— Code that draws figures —

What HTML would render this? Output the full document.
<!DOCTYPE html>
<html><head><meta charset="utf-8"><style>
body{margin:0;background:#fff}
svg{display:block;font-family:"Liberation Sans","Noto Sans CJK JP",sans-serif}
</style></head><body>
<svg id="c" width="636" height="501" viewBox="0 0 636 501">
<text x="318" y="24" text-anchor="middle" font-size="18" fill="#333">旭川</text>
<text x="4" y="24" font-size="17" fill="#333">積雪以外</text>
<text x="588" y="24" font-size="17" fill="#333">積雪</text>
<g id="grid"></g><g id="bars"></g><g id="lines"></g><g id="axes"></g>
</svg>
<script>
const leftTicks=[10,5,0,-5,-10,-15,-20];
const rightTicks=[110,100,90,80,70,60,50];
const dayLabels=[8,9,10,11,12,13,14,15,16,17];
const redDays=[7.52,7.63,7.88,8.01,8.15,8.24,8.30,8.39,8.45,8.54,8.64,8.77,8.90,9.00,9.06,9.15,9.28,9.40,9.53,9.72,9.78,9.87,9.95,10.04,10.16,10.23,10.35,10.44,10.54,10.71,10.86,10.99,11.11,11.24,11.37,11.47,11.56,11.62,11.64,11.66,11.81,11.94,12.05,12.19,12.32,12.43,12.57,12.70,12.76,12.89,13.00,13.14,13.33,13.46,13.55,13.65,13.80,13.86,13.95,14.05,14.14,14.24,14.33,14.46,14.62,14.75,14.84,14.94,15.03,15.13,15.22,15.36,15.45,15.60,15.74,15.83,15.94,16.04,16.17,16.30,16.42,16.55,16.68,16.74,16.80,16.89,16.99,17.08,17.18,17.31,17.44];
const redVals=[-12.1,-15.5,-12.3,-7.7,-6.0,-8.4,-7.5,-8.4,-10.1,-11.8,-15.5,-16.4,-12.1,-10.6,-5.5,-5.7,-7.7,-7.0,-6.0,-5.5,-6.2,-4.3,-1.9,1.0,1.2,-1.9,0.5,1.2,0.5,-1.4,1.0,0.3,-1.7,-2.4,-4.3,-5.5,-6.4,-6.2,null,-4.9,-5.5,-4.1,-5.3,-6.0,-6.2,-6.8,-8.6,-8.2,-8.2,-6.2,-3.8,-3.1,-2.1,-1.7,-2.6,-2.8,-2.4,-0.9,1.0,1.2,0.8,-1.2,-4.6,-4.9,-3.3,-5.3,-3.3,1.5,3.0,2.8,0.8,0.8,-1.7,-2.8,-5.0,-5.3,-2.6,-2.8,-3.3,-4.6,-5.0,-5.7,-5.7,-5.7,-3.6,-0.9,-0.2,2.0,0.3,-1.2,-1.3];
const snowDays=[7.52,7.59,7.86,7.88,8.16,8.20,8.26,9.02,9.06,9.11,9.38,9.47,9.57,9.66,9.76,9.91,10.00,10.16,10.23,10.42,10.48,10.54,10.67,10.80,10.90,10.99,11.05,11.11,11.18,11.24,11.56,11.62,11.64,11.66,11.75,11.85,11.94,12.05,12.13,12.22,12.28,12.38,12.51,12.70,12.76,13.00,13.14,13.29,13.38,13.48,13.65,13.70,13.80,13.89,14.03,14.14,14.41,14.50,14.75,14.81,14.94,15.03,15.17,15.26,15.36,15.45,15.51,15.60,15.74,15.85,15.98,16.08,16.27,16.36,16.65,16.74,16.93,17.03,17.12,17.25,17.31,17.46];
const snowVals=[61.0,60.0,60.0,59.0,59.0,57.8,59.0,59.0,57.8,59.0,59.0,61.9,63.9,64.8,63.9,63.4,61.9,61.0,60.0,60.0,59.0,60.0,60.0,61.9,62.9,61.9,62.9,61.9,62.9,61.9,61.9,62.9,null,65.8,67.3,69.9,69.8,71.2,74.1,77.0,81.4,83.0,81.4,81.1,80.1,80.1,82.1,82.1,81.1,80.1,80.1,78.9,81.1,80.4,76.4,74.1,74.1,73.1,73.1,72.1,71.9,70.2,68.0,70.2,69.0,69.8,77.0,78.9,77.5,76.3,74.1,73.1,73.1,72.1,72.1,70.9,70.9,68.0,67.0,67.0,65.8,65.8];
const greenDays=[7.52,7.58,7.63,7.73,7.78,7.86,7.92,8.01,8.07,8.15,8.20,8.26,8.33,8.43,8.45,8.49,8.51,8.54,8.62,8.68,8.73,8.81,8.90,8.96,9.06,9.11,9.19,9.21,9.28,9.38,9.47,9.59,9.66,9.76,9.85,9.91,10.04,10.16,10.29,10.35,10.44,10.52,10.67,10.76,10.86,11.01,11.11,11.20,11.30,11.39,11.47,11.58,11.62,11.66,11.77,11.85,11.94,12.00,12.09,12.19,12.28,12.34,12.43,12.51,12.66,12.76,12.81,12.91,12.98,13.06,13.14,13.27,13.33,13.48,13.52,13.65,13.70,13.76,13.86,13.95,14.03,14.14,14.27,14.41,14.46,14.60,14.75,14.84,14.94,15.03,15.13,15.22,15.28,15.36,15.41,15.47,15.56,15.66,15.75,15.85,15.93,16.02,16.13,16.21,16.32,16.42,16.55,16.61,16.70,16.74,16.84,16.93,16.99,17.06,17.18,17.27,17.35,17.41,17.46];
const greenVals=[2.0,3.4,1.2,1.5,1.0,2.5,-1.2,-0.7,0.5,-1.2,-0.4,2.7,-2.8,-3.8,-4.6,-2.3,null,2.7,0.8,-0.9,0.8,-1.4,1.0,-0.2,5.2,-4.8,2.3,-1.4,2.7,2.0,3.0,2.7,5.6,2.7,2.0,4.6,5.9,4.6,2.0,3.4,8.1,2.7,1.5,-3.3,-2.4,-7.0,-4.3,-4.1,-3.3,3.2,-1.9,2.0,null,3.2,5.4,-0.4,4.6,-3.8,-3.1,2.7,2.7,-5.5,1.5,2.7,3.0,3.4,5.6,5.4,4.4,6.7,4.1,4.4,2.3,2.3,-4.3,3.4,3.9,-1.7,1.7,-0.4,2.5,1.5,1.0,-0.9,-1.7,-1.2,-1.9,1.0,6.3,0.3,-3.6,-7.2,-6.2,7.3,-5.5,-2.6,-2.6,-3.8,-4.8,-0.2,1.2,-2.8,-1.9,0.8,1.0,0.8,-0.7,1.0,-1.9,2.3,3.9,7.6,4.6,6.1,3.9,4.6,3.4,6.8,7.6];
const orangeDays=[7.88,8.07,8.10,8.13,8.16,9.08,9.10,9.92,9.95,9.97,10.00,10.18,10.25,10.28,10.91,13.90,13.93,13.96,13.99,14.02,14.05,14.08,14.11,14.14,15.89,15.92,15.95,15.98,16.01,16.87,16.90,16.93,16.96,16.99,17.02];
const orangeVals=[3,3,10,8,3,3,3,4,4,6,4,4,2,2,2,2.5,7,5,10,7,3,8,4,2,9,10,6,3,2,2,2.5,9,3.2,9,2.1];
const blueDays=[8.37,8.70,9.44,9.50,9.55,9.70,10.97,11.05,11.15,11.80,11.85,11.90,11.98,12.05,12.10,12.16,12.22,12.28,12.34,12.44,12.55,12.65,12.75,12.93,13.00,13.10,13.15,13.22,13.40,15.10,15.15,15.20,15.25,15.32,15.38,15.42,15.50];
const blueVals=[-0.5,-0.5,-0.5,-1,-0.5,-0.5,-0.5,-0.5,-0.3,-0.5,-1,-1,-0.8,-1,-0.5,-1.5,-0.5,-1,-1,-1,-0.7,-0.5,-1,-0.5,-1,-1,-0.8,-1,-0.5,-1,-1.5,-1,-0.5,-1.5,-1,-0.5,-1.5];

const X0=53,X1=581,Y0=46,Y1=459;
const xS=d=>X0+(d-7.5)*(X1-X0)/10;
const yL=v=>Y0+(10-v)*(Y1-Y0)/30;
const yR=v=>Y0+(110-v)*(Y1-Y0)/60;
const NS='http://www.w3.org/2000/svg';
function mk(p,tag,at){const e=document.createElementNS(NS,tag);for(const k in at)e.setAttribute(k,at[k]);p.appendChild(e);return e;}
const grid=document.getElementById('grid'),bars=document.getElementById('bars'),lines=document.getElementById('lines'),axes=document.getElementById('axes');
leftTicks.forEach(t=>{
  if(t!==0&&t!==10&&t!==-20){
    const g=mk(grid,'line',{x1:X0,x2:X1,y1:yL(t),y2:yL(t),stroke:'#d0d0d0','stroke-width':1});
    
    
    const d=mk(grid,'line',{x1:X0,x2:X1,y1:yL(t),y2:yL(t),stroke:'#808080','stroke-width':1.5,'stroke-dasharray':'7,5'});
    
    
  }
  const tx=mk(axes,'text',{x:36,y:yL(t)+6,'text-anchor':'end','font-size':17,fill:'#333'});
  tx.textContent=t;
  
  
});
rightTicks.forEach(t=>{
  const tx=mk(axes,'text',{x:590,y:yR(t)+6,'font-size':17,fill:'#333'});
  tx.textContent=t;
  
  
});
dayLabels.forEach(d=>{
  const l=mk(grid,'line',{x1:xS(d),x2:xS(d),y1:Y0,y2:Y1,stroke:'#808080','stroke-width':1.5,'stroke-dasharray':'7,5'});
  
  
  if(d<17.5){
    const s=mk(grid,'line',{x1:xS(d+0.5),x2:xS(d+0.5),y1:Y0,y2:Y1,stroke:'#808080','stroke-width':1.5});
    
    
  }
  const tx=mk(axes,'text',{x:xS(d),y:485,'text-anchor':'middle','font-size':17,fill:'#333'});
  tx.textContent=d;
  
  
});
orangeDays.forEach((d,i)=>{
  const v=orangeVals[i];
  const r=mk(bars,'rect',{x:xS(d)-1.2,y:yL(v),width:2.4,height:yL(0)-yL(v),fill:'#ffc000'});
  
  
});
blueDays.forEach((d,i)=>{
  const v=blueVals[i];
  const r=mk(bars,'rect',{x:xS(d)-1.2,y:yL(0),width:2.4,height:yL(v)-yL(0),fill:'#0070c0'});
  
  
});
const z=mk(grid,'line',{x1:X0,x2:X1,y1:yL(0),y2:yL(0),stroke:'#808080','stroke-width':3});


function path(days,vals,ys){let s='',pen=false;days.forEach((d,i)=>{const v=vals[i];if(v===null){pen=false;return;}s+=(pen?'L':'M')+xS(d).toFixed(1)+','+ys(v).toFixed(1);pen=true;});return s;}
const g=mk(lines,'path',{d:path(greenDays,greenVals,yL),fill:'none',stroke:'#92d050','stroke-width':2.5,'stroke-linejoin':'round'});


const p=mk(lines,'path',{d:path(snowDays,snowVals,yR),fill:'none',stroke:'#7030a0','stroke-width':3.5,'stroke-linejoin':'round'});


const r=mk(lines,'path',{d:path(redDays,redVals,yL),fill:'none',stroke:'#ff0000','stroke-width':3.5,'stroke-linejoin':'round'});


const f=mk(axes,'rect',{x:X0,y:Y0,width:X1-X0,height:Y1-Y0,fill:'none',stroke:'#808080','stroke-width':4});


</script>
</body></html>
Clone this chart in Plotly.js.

— What to work on —
Report each line in the data that holds the word "this".

— Written solution —
What HTML would render this? Output the full document.
Clone this chart in Plotly.js.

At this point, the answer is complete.